La NASCAR, Charlottesville e gli USA

Successivamente, il cinque volte campione NBA ha commentato a lungo quanto successo nel campionato NASCAR, che si è schierato dalla parte di Trump sia con il suo pilota più rappresentativo, Richard Petty (“Chiunque non rimanga in piedi per l’inno nazionale dovrebbe essere cacciato dal paese, perché si trovano lì solo grazie agli Stati Uniti d’America”) che con uno dei proprietari, Richard Childress (“Vi compro io il biglietto per il bus: chiunque lavori per me deve rispettare il paese in cui viviamo”).“Ti fa chiedere in che tipo di posto stai vivendo” ha continuato Popovich. “I commenti del signor Petty mi hanno mandato fuori di testa. Non avevo alcuna idea di vivere in un paese dove la gente può dire quel tipo di parole. Non sono totalmente ingenuo, ma penso che quelle persone siano state legittimate da un esempio che abbiamo davanti agli occhi [Trump, ndr]. Lo avete visto a Charlottesville e in tantissimi altri posti, non è una sorpresa. Ma capire come farla finita, andare alle radici e non permettere che succeda di nuovo. Il nostro paese è motivo d'imbarazzo per il mondo: questo individuo davvero pensa che quando le persone si tengono per le braccia durante una partita sia per onorare la bandiera. È delirante. […] Noi abbiamo una scelta: possiamo continuare a sbattere la testa contro il muro con questa condotta, oppure possiamo decidere che le istituzioni del nostro paese siano più importanti, che le persone siano più importante, che avere l’America decente che noi tutti pensavamo di avere sia importante, e scendere alla base facendo quello che bisogna fare”.

La questione razziale: “Chi è bianco parte con un vantaggio di 50 metri in una gara da 100”
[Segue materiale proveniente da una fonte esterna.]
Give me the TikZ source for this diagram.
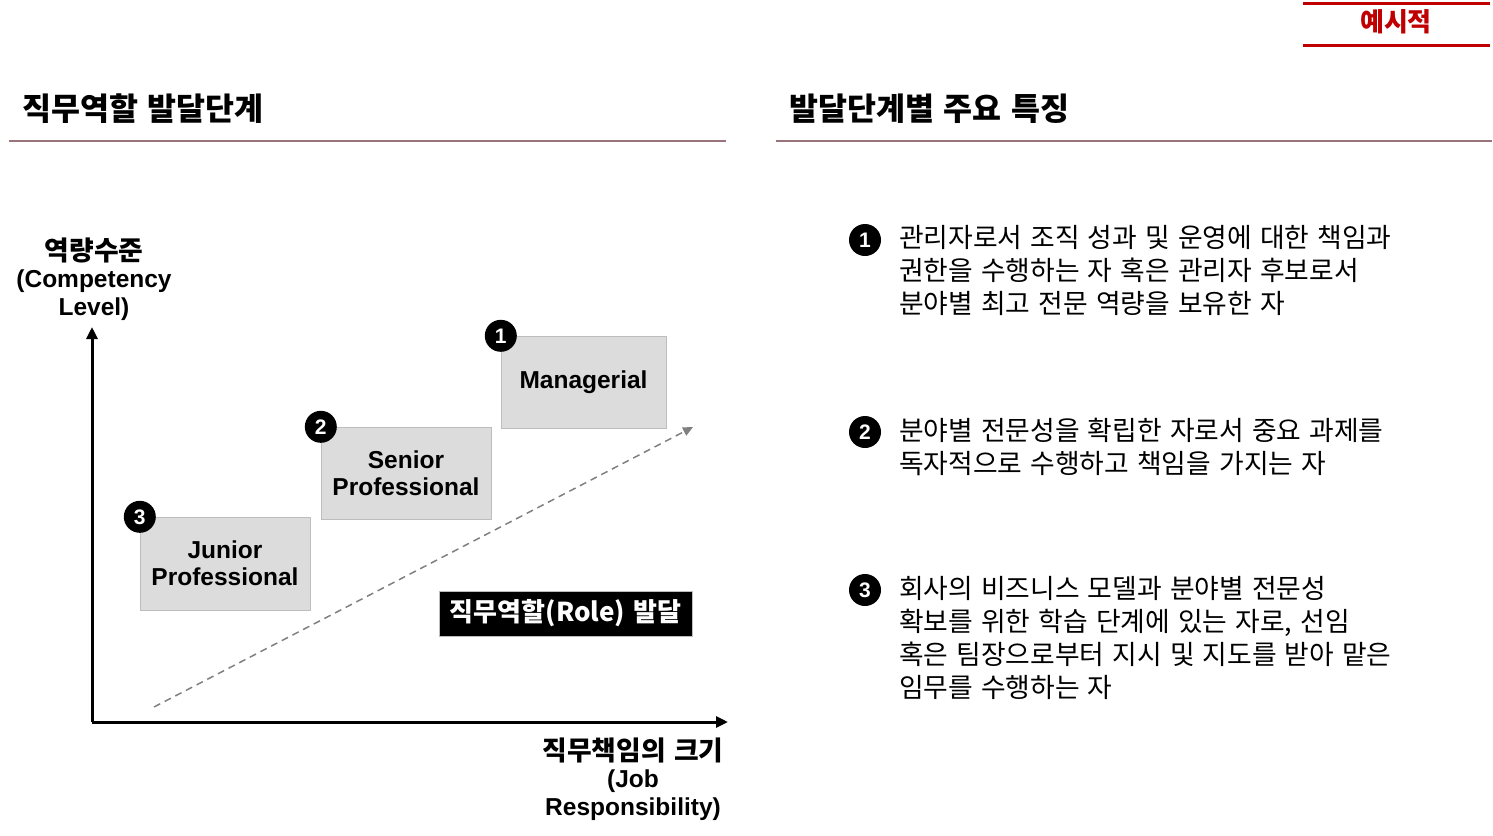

Popovich infine ha toccato argomenti molto importanti come la libertà di espressione e la questione razziale. “Io non sto utilizzando la piattaforma a mia disposizione: io sono un individuo e vivo in questo paese, perciò ho il diritto di dire e pensare quello che voglio. Non ha niente a che fare con la posizione che occupo: se aiuta qualcuno a pensarla in qualsiasi maniera, benissimo. Ma la discussione deve esserci. Ovviamente la questione razziale è l’elefante nella stanza e tutti lo capiamo. Ma a meno che non se ne parli costantemente, nulla migliorerà. [La gente dice:] ‘Oh, ne stanno parlando di nuovo, ma perché dobbiamo sempre tirare fuori la questione razziale?’. Beh, perché è scomoda. Ci deve essere un elemento scomodo nel discorso affinché qualsiasi cosa possa cambiare, che sia il movimento LGBT, o il suffragio delle donne, la razza, non importa. Le persone devono sentirsi a disagio, specialmente i bianchi, perché in questo momento siamo in una posizione agiata. Non abbiamo ancora la minima idea di cosa voglia dire essere nati bianchi. […] È difficile realizzare che si parte con un vantaggio di 50 metri in una gara da 100. E che si ha quel tipo di vantaggio solo perché si è nati bianchi – un vantaggio sistematicamente, culturalmente e psicologicamente raro, e che è stato costruito e cementificato per centinaia di anni. Ma molti non la riescono a vedere in quel modo perché è troppo difficile, non è qualcosa che è davanti ai loro occhi ogni singolo giorno. La gente vuole mantenere la propria posizione e il proprio status quo. Ma finché non se ne farà una ragione, nulla verrà risolto”.